Maïs et mondialisation
Le maïs est donc un bon exemple de la mondialisation et, comme évoqué auparavant, il représente aussi les peurs qui s’expriment à son encontre. C’est pourtant une plante qui fait preuve d’une grande adaptabilité. Sylvie Brunel en profite aussi pour remettre le maïs en perspective avec la question du développement durable. Elle revient sur le fait qu’on déplore aujourd’hui la colonisation de l’Europe par certaines espèces venues du Pacifique, or la biodiversité d’aujourd’hui a été profondément bouleversée par les plantes du nouveau monde ! Bref, le développement durable aurait fait beaucoup de mal si on l’avait appliqué au XVIe siècle et donc au maïs.

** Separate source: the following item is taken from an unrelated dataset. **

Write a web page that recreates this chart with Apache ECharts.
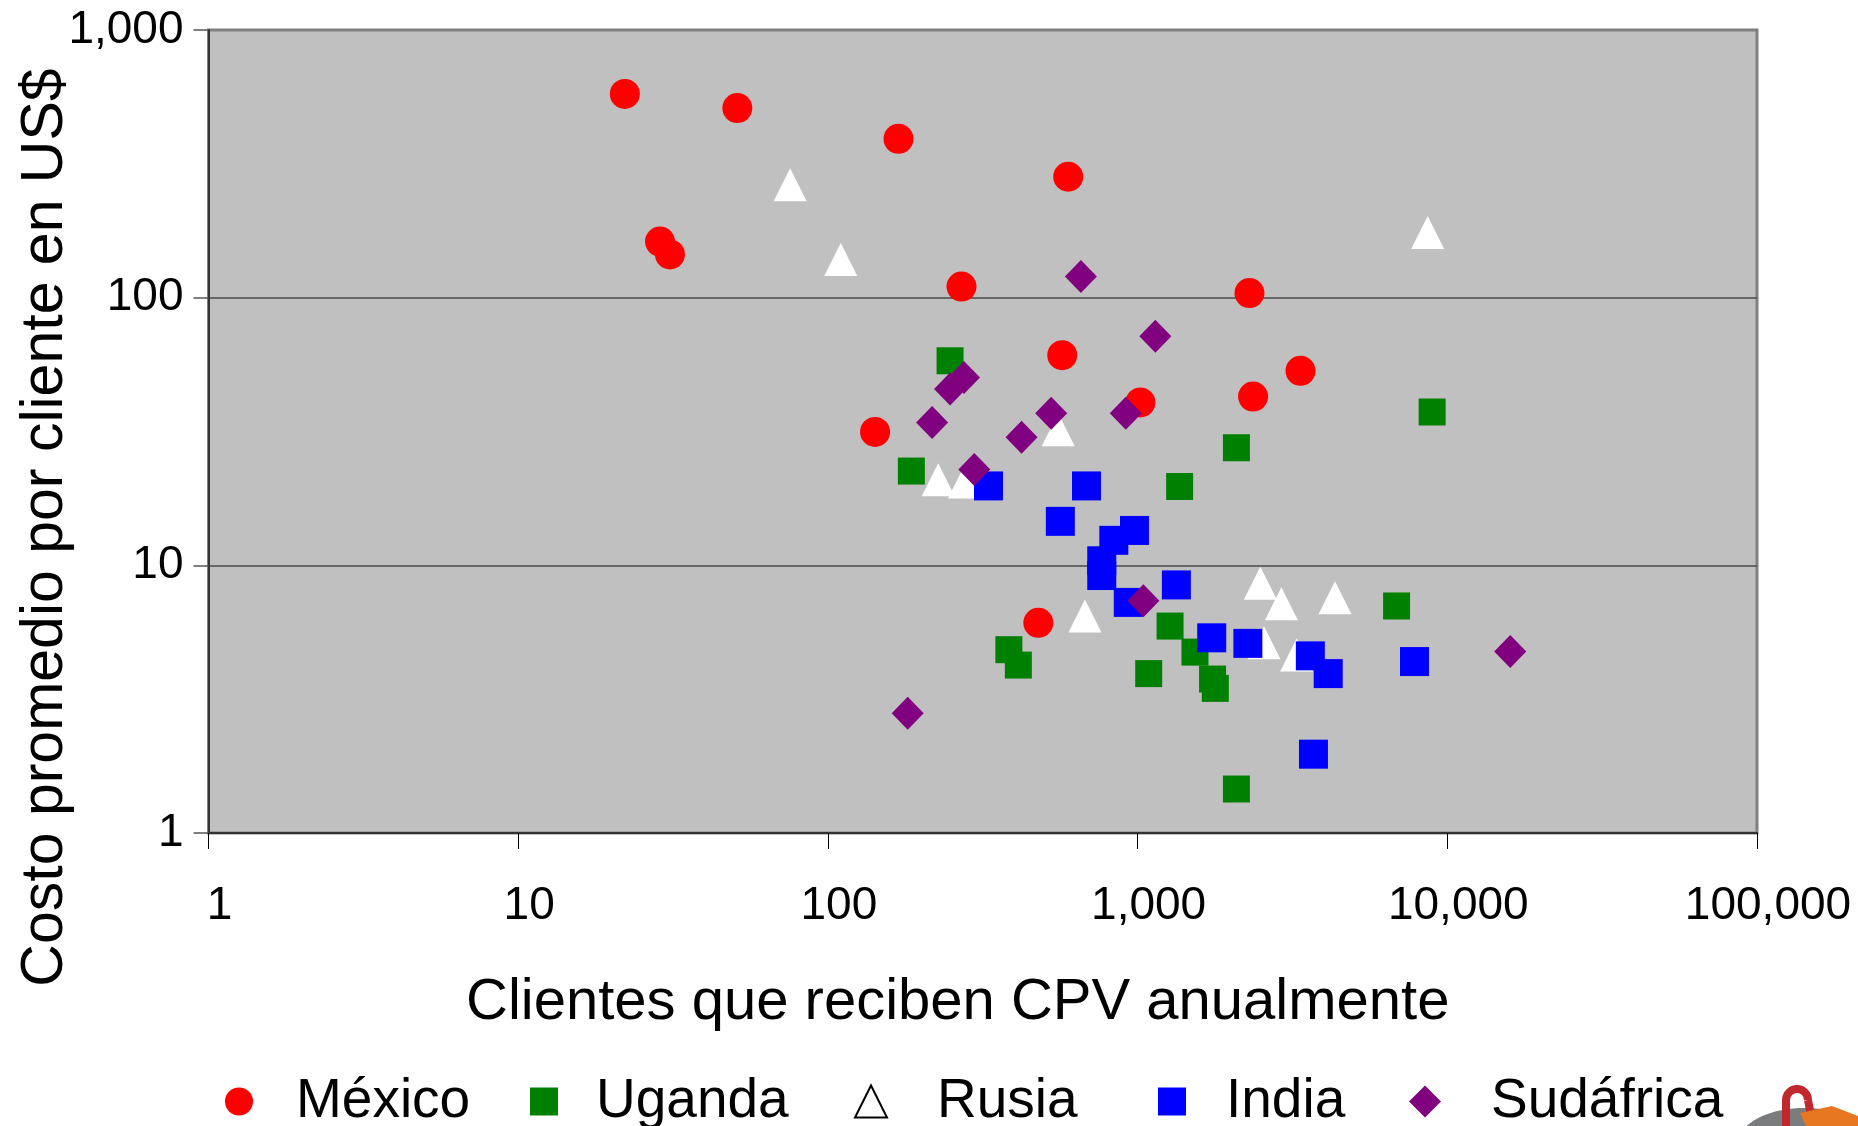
<!DOCTYPE html>
<html>
<head>
<meta charset="utf-8">
<script src="https://cdn.jsdelivr.net/npm/echarts@6/dist/echarts.min.js"></script>
<style>
  html, body { margin: 0; padding: 0; background: #ffffff; }
  #chart { width: 1858px; height: 1126px; }
</style>
</head>
<body>
<div id="chart"></div>
<script>
// ---- Data (clientes/año, costo promedio por cliente US$) ----
const seriesNames = ['México', 'Uganda', 'Rusia', 'India', 'Sudáfrica'];

const mexico = [
  [22.1, 577], [51, 511], [169, 392], [597, 283], [28.7, 162], [30.9, 145],
  [270, 110], [2297, 104], [571, 61], [3357, 53.3], [1021, 40.6], [2360, 42.7],
  [142, 31.5], [478, 6.1]
];
const uganda = [
  [248, 58.1], [186, 22.5], [2085, 27.5], [1367, 19.7], [8934, 37.4], [6858, 7.05],
  [1273, 5.93], [384, 4.84], [412, 4.24], [1086, 3.94], [1532, 4.74], [1746, 3.76],
  [1782, 3.47], [2085, 1.46]
];
const rusia = [
  [75.5, 264], [110, 139], [8642, 175], [554, 32.1], [227, 20.9], [276, 20.5],
  [676, 6.47], [2490, 8.57], [2913, 7.19], [4339, 7.57], [2559, 5.14], [3262, 4.62]
];
const india = [
  [330, 19.8], [684, 19.8], [563, 14.6], [977, 13.5], [838, 12.4], [766, 10.4],
  [766, 9.16], [933, 7.27], [1334, 8.45], [1735, 5.36], [2270, 5.11], [3612, 4.59],
  [4126, 3.94], [3697, 1.97], [7837, 4.37]
];
const sudafrica = [
  [656, 120], [1141, 71.8], [275, 50.3], [248, 45.6], [217, 34.2], [526, 37.0],
  [916, 37.0], [422, 30.1], [297, 22.8], [181, 2.80], [1044, 7.38], [15966, 4.77]
];

const xTickLabels = ['1', '10', '100', '1,000', '10,000', '100,000'];
const yTickLabels = ['1', '10', '100', '1,000'];

const xTitle = 'Clientes que reciben CPV anualmente';
const yTitle = 'Costo promedio por cliente en US$';

// ---- Chart ----
const FONT = '"Liberation Sans", Arial, Helvetica, sans-serif';
const chart = echarts.init(document.getElementById('chart'), null, { renderer: 'canvas' });

function legendFor(name, left, w, h, pad, itemStyle) {
  const item = { name: name };
  if (itemStyle) item.itemStyle = itemStyle;
  return {
    data: [item], left: left, top: 1074, padding: 0,
    itemWidth: w, itemHeight: h, selectedMode: false,
    textStyle: { fontFamily: FONT, fontSize: 55, color: '#000', lineHeight: 40, padding: [0, 0, 0, pad] }
  };
}

const option = {
  backgroundColor: '#ffffff',
  animation: false,
  grid: {
    left: 208.5, right: 101, top: 30, bottom: 293,
    show: true, backgroundColor: '#C0C0C0', borderColor: '#808080', borderWidth: 3,
    outerBoundsMode: 'none'
  },
  xAxis: {
    type: 'log', logBase: 10, min: 1, max: 100000,
    name: xTitle, nameLocation: 'middle', nameGap: 141, nameMoveOverlap: false,
    nameTextStyle: { fontFamily: FONT, fontSize: 58, color: '#000', lineHeight: 58, padding: [0, 50, 0, 0] },
    axisLine: { show: true, onZero: false, lineStyle: { color: '#333', width: 2 } },
    axisTick: { show: true, inside: false, length: 16, lineStyle: { color: '#000', width: 1 } },
    minorTick: { show: false },
    splitLine: { show: false },
    axisLabel: {
      fontFamily: FONT, fontSize: 46, color: '#000', margin: 50, lineHeight: 46,
      padding: [0, 0, 0, 22],
      formatter: v => xTickLabels[Math.round(Math.log10(v))]
    }
  },
  yAxis: {
    type: 'log', logBase: 10, min: 1, max: 1000,
    name: yTitle, nameLocation: 'middle', nameGap: 133, nameRotate: 90, nameMoveOverlap: false,
    nameTextStyle: { fontFamily: FONT, fontSize: 59, color: '#000', lineHeight: 59, padding: [0, 192, 0, 0] },
    axisLine: { show: true, onZero: false, lineStyle: { color: '#333', width: 2 } },
    axisTick: { show: true, inside: false, length: 15, lineStyle: { color: '#555', width: 1.5 } },
    minorTick: { show: false },
    splitLine: { show: true, lineStyle: { color: ['#333', '#4a4a4a', '#4a4a4a', '#808080'], width: 1.5 } },
    axisLabel: {
      fontFamily: FONT, fontSize: 46, color: '#000', margin: 25, lineHeight: 46,
      padding: [8, 0, 0, 0],
      formatter: v => yTickLabels[Math.round(Math.log10(v))]
    }
  },
  legend: [
    legendFor(seriesNames[0], 225, 28, 28, 38),
    legendFor(seriesNames[1], 530, 28, 28, 33),
    legendFor(seriesNames[2], 854, 32, 32, 45, { color: '#ffffff', borderColor: '#000000', borderWidth: 2 }),
    legendFor(seriesNames[3], 1158, 28, 28, 35),
    legendFor(seriesNames[4], 1409, 32, 32, 45)
  ],
  series: [
    { name: seriesNames[0], type: 'scatter', data: mexico, symbol: 'circle', symbolSize: 30,
      itemStyle: { color: '#FF0000', opacity: 1 } },
    { name: seriesNames[1], type: 'scatter', data: uganda, symbol: 'rect', symbolSize: 27,
      itemStyle: { color: '#008000', opacity: 1 } },
    { name: seriesNames[2], type: 'scatter', data: rusia, symbol: 'triangle', symbolSize: 33,
      itemStyle: { color: '#FFFFFF', opacity: 1 } },
    { name: seriesNames[3], type: 'scatter', data: india, symbol: 'rect', symbolSize: 29,
      itemStyle: { color: '#0000FF', opacity: 1 } },
    { name: seriesNames[4], type: 'scatter', data: sudafrica, symbol: 'diamond', symbolSize: [32, 33],
      itemStyle: { color: '#800080', opacity: 1 } }
  ],
  graphic: [
    { type: 'ellipse', shape: { cx: 1805, cy: 1142, rx: 66, ry: 34 }, style: { fill: '#7b7c7e' }, z: 100 },
    { type: 'arc', shape: { cx: 1797, cy: 1100, r: 11, startAngle: Math.PI, endAngle: 2 * Math.PI, clockwise: true },
      style: { fill: 'none', stroke: '#c1272d', lineWidth: 8 }, z: 101 },
    { type: 'line', shape: { x1: 1786, y1: 1100, x2: 1786, y2: 1126 },
      style: { stroke: '#c1272d', lineWidth: 8 }, z: 101 },
    { type: 'line', shape: { x1: 1808, y1: 1100, x2: 1811, y2: 1116 },
      style: { stroke: '#c1272d', lineWidth: 8 }, z: 101 },
    { type: 'polygon', shape: { points: [[1800, 1113], [1832, 1106], [1858, 1116], [1858, 1126], [1806, 1126]] },
      style: { fill: '#e87722' }, z: 102 }
  ]
};
chart.setOption(option);
</script>
</body>
</html>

Des personnalités autour du maïs
Le livre de Sylvie Brunel entend aussi restituer sa place à l’homme. A ce titre elle évoque deux personnalités. Tout d’abord, Wallace qui faillit être président des Etats-Unis en 1945 et on peut imaginer un monde différent s’il s’était trouvé alors à la tête du pays. En effet, il fut vice président de Roosevelt en 1940 mais ses idées progressistes lui valurent d’être écarté au profit du chemisier du Texas Harry Truman. Wallace était un homme du maïs, on lui doit en grande partie la corn belt et il voyait aussi l’alimentation comme devant faire l’objet de transfert de technologies pour aider les jeunes nations à se développer ! Il est donc un pionnier de l’agrobusiness américain. Sylvie Brunel revient aussi sur le fait que le célèbre New Deal de Roosevelt comportait une importante dimension agricole due à Wallace.
L’auteur pointe également le projecteur vers le français Bidau qu’elle compare d’ailleurs à Henri Wallace. Cet apôtre du maïs disait d’ailleurs « méfions-nous d’être en retard d’une idée et en avance d’une crainte « .
L’eau : vrai ou faux problème ?
L’auteure choisit d’y consacrer tout un chapitre tant l’argument semble imparable et rapidement mis en avant par les détracteurs du maïs. C’est une culture de printemps et donc, contrairement au blé par exemple, elle pousse durant l’été ce qui le rend très visible du public. L’irrigation concerne le quart des superficies de maïs il n’y a donc rien de systématique ! La géographe insiste ensuite sur le fait que la France est loin de manquer d’ eau et plaide pour une approche où on ne mette pas dans le même sac des agriculteurs qui produisent pour vivre, et nous faire vivre, avec des populations obsédées par leur piscine. L’auteure aborde la question de l’efficience de l’eau, c’est-à-dire la quantité nécessaire pour fournir un kilo de matière sèche. Le maïs s’en tire très bien car avec 100 millimètres d eau on obtient 800 kilos de tournesol, 2 tonnes de blé et 3 tonnes de maïs. Enfin, elle imagine les conséquences si l’irrigation n’existait pas. Dans ce cas, pour avoir la même production qu’aujourd’hui il faudrait 600 000 hectares de terres supplémentaires à lui consacrer, ce qui peut paraitre paradoxal et difficile à tenir au moment où on se lamente sur l’extension du périurbain sur les terres agricoles.
Au total Sylvie Brunel propose dans ce livre une approche par un produit que l’on pourra utiliser en cours, notamment lorsque l’on parle de la mondialisation ou encore pour la question sur nourrir les hommes. Chant d’amour pour le maïs, elle en propose ici une approche originale et humaine.